Une énigme paléoclimatique impliquant le béryllium a enfin été résolue

Himalaya
Crédits : pxfuel.

Un groupe de chercheurs a récemment fait la lumière sur une énigme paléoclimatique qui persistait depuis maintenant plusieurs décennies. Les résultats ont été publiés dans la revue scientifique PNAS le 19 octobre.

Depuis quarante millions d’années environ, le contenu de l’air en dioxyde de carbone (CO2) diminue de façon régulière. En effet, celui-ci est passé d’une concentration de plus de 1000 ppm (parties par million) durant l’Éocène à une concentration oscillant entre 180 ppm et 280 ppm au Quaternaire. La baisse du taux de CO2 dans l’air a induit un refroidissement climatique de long terme sur cette période.

Une capture de CO2 accélérée par l’altération des roches

Les chercheurs s’accordent à dire que la baisse lente, mais inexorable du CO2 depuis douze millions d’années est due à l’augmentation du taux d’érosion et d’altération des roches suite à la formation des vastes chaînes de montagnes que sont l’Himalaya et, dans une moindre mesure, les Andes ou, dit autrement, à l’apparition de deux gigantesques pompes à CO2.

Et pour cause, lorsque l’eau de pluie s’abat sur ces massifs, l’acide carbonique qu’elle contient réagit avec les minéraux silicatés contenus dans les roches. Après dissolution, cette matière est transportée par les rivières vers l’océan où elle sera transformée en carbonates par les organismes vivants et éventuellement enfouie dans les sédiments marins. Le bilan de ce processus est un transfert net de carbone depuis l’atmosphère vers la croûte terrestre.

béryllium
La chaîne de montagnes de l’Himalaya. Crédits : Pixabay

Les données paléoclimatiques appuient largement l’hypothèse. Les études isotopiques basées sur le strontium, le lithium ou l’osmium confirment par exemple la hausse du taux d’altération continentale. Toutefois, un point posait jusqu’à présent problème. Il s’agit des données obtenues sur les isotopes du béryllium, un métal alcalino-terreux.

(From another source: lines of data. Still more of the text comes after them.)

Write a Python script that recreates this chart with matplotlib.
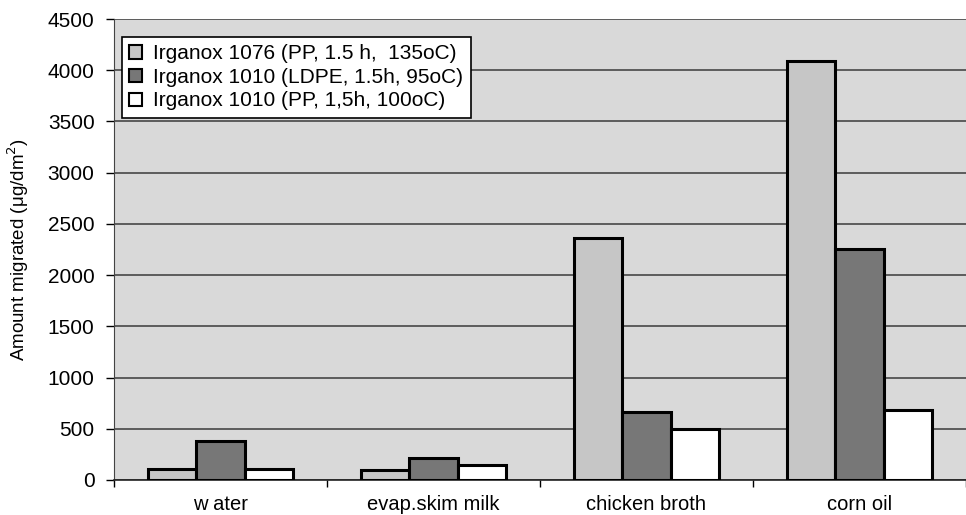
import numpy as np
import matplotlib.pyplot as plt

plt.rcParams['font.family'] = ['Liberation Sans', 'DejaVu Sans']

categories = ["w ater", "evap.skim milk", "chicken broth", "corn oil"]
series_names = ["Irganox 1076 (PP, 1.5 h,  135oC)",
                "Irganox 1010 (LDPE, 1.5h, 95oC)",
                "Irganox 1010 (PP, 1,5h, 100oC)"]
irganox1076_pp = [110, 95, 2360, 4090]
irganox1010_ldpe = [380, 215, 660, 2255]
irganox1010_pp = [110, 145, 500, 685]
yticks = [0, 500, 1000, 1500, 2000, 2500, 3000, 3500, 4000, 4500]

colors = ["#c6c6c6", "#777777", "#ffffff"]
series = [irganox1076_pp, irganox1010_ldpe, irganox1010_pp]

fig = plt.figure(figsize=(9.66, 5.15), dpi=100)
ax = fig.add_axes([0.118, 0.068, 0.882, 0.895])
ax.set_facecolor("#d9d9d9")

x = np.arange(len(categories))
width = 0.228
for i, (vals, name) in enumerate(zip(series, series_names)):
    ax.bar(x + (i - 1) * width, vals, width, color=colors[i],
           edgecolor="black", linewidth=2.2, label=name, zorder=3)

ax.set_xlim(-0.5, len(categories) - 0.5)
ax.set_ylim(0, 4500)
ax.set_yticks(yticks)
ax.tick_params(axis='y', labelsize=15, direction='out', length=6,
               width=1, pad=8)
ax.yaxis.grid(True, color="#3a3a3a", linewidth=1.1, zorder=1)
ax.set_axisbelow(True)

ax.set_xticks(x)
ax.set_xticklabels(categories, fontsize=14.5)
ax.tick_params(axis='x', length=0, pad=11)
ax.set_xticks(np.arange(-0.5, len(categories)), minor=True)
ax.tick_params(axis='x', which='minor', length=5, width=1, direction='out')

for side in ["top", "right"]:
    ax.spines[side].set_visible(False)
ax.spines["left"].set_color("#444444")
ax.spines["bottom"].set_color("#222222")
ax.spines["bottom"].set_linewidth(1.2)

ax.set_ylabel("Amount migrated (\u03bcg/dm$^2$)", fontsize=13.5, labelpad=12)

leg = ax.legend(loc="upper left", bbox_to_anchor=(0.0094, 0.961), fontsize=15,
                frameon=True, fancybox=False, framealpha=1,
                handlelength=0.6, handleheight=0.6, handletextpad=0.55,
                borderpad=0.35, labelspacing=0.22, borderaxespad=0)
leg.get_frame().set_edgecolor("black")
leg.get_frame().set_linewidth(1.2)
for h in leg.legend_handles:
    h.set_linewidth(1.5)

fig.savefig("out.png", dpi=100)
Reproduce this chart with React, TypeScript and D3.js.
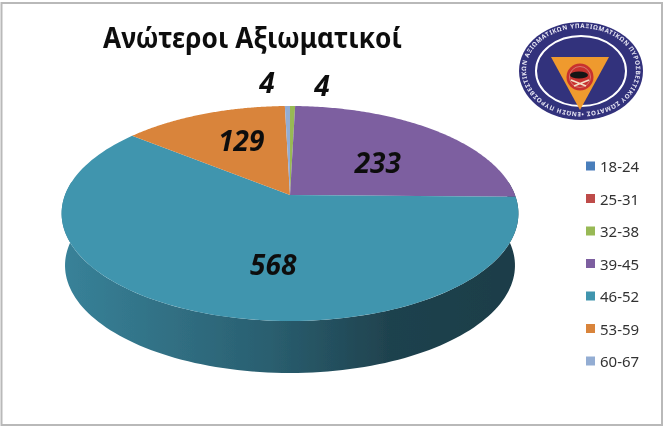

Si la théorie évoquée plus haut est correcte, les scientifiques s’attendent à voir une hausse du rapport béryllium-9/béryllium-10 dans les océans de l’époque. En effet, comme les roches contiennent exclusivement du béryllium-9, leur altération devrait en enrichir les mers. Pourtant, les données paléoclimatiques montrent que ce rapport n’a pas augmenté, ce qui suggère que le taux d’altération est lui-même resté stable. Comment réconcilier ces différents éléments ?

L’énigme du béryllium enfin résolue

Dans un papier paru il y a quelques jours, des chercheurs ont résolu le problème, mettant ainsi fin à plusieurs décennies de contradictions. En réalité, lorsqu’un excès de béryllium-9 lié à une hausse de l’altération s’échappe par les rivières et arrive près des côtes, il subit des réactions chimiques qui le consomment avant d’avoir pu rejoindre l’océan. Aussi, le rapport isotopique de l’eau est maintenu à une valeur quasi constante tout à fait compatible avec l’hypothèse d’une hausse de l’érosion et de l’altération continentale. En somme, la contradiction n’a plus lieu d’être.

Par ailleurs, l’étude met en avant la nécessité de faire intervenir certains mécanismes qui auraient empêché que la baisse du CO2 ne conduise à un emballement vers le froid. « Ces résultats indiquent le rôle important des processus géologiques qui compensent le retrait du CO2 par l’altération continentale et empêchent un refroidissement incontrôlé, tels qu’une oxydation accrue du carbone organique, l’altération de la pyrite et/ou une altération réduite du basalte », note le papier dans son résumé.